Supplied data

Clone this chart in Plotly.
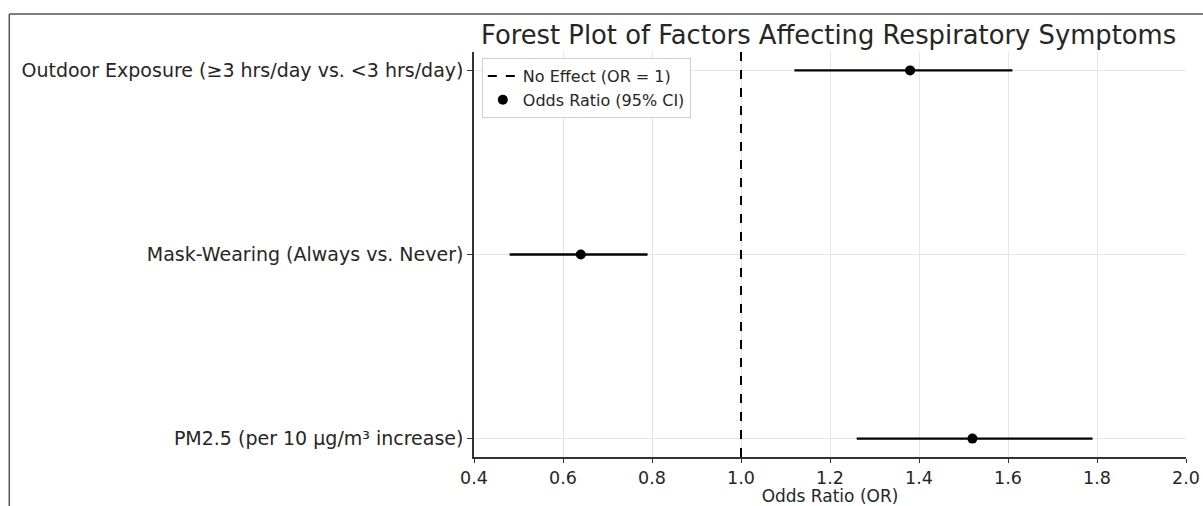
import plotly.graph_objects as go

factors = [
    "PM2.5 (per 10 µg/m³ increase)",
    "Mask-Wearing (Always vs. Never)",
    "Outdoor Exposure (≥3 hrs/day vs. <3 hrs/day)",
]
odds_ratio = [1.52, 0.64, 1.38]
ci_lower = [1.26, 0.48, 1.12]
ci_upper = [1.79, 0.79, 1.61]
x_ticks = [0.4, 0.6, 0.8, 1.0, 1.2, 1.4, 1.6, 1.8, 2.0]
x_tick_labels = ["0.4", "0.6", "0.8", "1.0", "1.2", "1.4", "1.6", "1.8", "2.0"]
null_value = 1.0

ypos = list(range(len(factors)))
err_plus = [u - o for u, o in zip(ci_upper, odds_ratio)]
err_minus = [o - l for o, l in zip(odds_ratio, ci_lower)]

FONT = "DejaVu Sans"
TXT = "#262626"

fig = go.Figure()
fig.add_trace(go.Scatter(
    x=[null_value, null_value], y=[-0.1, len(factors) - 0.9],
    mode="lines", name="No Effect (OR = 1)",
    line=dict(color="black", width=2, dash="dash"),
))
fig.add_trace(go.Scatter(
    x=odds_ratio, y=ypos, mode="markers", name="Odds Ratio (95% CI)",
    marker=dict(color="black", size=10),
    error_x=dict(type="data", symmetric=False, array=err_plus, arrayminus=err_minus,
                 color="black", thickness=2.4, width=0),
))

fig.update_layout(
    width=1203, height=506,
    margin=dict(l=474, r=17, t=52, b=49, autoexpand=False),
    paper_bgcolor="white", plot_bgcolor="white",
    font=dict(family=FONT, color=TXT, size=17),
    title=dict(text="Forest Plot of Factors Affecting Respiratory Symptoms",
               x=0.498, xanchor="center", y=0.931, yanchor="middle",
               xref="paper", automargin=False,
               font=dict(size=25.8, family=FONT, color=TXT)),
    showlegend=True,
    legend=dict(x=0.011, y=0.985, xanchor="left", yanchor="top",
                bgcolor="white", bordercolor="#d0d0d0", borderwidth=1,
                font=dict(size=16, family=FONT, color=TXT),
                tracegroupgap=0, itemwidth=30),
    xaxis=dict(range=[0.4, 2.0], tickvals=x_ticks, ticktext=x_tick_labels,
               automargin=False,
               showgrid=True, gridcolor="#e6e6e6", gridwidth=1,
               zeroline=False, showline=True, linecolor="#333", linewidth=1.5,
               ticks="outside", ticklen=4, tickcolor="#333",
               tickfont=dict(size=17.5, family=FONT, color=TXT),
               title=dict(text="Odds Ratio (OR)", standoff=1,
                          font=dict(size=17, family=FONT, color=TXT))),
    yaxis=dict(range=[-0.1, len(factors) - 0.9], tickvals=ypos, ticktext=factors,
               automargin=False,
               showgrid=True, gridcolor="#e6e6e6", gridwidth=1,
               zeroline=False, showline=True, linecolor="#333", linewidth=1.5,
               ticks="outside", ticklen=5, tickcolor="#333",
               tickfont=dict(size=19, family=FONT, color=TXT)),
    shapes=[
        dict(type="line", xref="paper", yref="paper", x0=-0.6527, x1=1.03,
             y0=1.0938, y1=1.0938, line=dict(color="#555", width=1.5)),
        dict(type="line", xref="paper", yref="paper", x0=-0.6527, x1=-0.6527,
             y0=1.0938, y1=-0.13, line=dict(color="#555", width=1.5)),
    ],
)

fig.write_html("out.html", post_script="document.body.style.margin='0';",
               config={"displayModeBar": False})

Set task
Quote the material in full and exactly; do not carry over its pictures.

Problem solution
Clone this chart in Plotly.
import plotly.graph_objects as go

factors = [
    "PM2.5 (per 10 µg/m³ increase)",
    "Mask-Wearing (Always vs. Never)",
    "Outdoor Exposure (≥3 hrs/day vs. <3 hrs/day)",
]
odds_ratio = [1.52, 0.64, 1.38]
ci_lower = [1.26, 0.48, 1.12]
ci_upper = [1.79, 0.79, 1.61]
x_ticks = [0.4, 0.6, 0.8, 1.0, 1.2, 1.4, 1.6, 1.8, 2.0]
x_tick_labels = ["0.4", "0.6", "0.8", "1.0", "1.2", "1.4", "1.6", "1.8", "2.0"]
null_value = 1.0

ypos = list(range(len(factors)))
err_plus = [u - o for u, o in zip(ci_upper, odds_ratio)]
err_minus = [o - l for o, l in zip(odds_ratio, ci_lower)]

FONT = "DejaVu Sans"
TXT = "#262626"

fig = go.Figure()
fig.add_trace(go.Scatter(
    x=[null_value, null_value], y=[-0.1, len(factors) - 0.9],
    mode="lines", name="No Effect (OR = 1)",
    line=dict(color="black", width=2, dash="dash"),
))
fig.add_trace(go.Scatter(
    x=odds_ratio, y=ypos, mode="markers", name="Odds Ratio (95% CI)",
    marker=dict(color="black", size=10),
    error_x=dict(type="data", symmetric=False, array=err_plus, arrayminus=err_minus,
                 color="black", thickness=2.4, width=0),
))

fig.update_layout(
    width=1203, height=506,
    margin=dict(l=474, r=17, t=52, b=49, autoexpand=False),
    paper_bgcolor="white", plot_bgcolor="white",
    font=dict(family=FONT, color=TXT, size=17),
    title=dict(text="Forest Plot of Factors Affecting Respiratory Symptoms",
               x=0.498, xanchor="center", y=0.931, yanchor="middle",
               xref="paper", automargin=False,
               font=dict(size=25.8, family=FONT, color=TXT)),
    showlegend=True,
    legend=dict(x=0.011, y=0.985, xanchor="left", yanchor="top",
                bgcolor="white", bordercolor="#d0d0d0", borderwidth=1,
                font=dict(size=16, family=FONT, color=TXT),
                tracegroupgap=0, itemwidth=30),
    xaxis=dict(range=[0.4, 2.0], tickvals=x_ticks, ticktext=x_tick_labels,
               automargin=False,
               showgrid=True, gridcolor="#e6e6e6", gridwidth=1,
               zeroline=False, showline=True, linecolor="#333", linewidth=1.5,
               ticks="outside", ticklen=4, tickcolor="#333",
               tickfont=dict(size=17.5, family=FONT, color=TXT),
               title=dict(text="Odds Ratio (OR)", standoff=1,
                          font=dict(size=17, family=FONT, color=TXT))),
    yaxis=dict(range=[-0.1, len(factors) - 0.9], tickvals=ypos, ticktext=factors,
               automargin=False,
               showgrid=True, gridcolor="#e6e6e6", gridwidth=1,
               zeroline=False, showline=True, linecolor="#333", linewidth=1.5,
               ticks="outside", ticklen=5, tickcolor="#333",
               tickfont=dict(size=19, family=FONT, color=TXT)),
    shapes=[
        dict(type="line", xref="paper", yref="paper", x0=-0.6527, x1=1.03,
             y0=1.0938, y1=1.0938, line=dict(color="#555", width=1.5)),
        dict(type="line", xref="paper", yref="paper", x0=-0.6527, x1=-0.6527,
             y0=1.0938, y1=-0.13, line=dict(color="#555", width=1.5)),
    ],
)

fig.write_html("out.html", post_script="document.body.style.margin='0';",
               config={"displayModeBar": False})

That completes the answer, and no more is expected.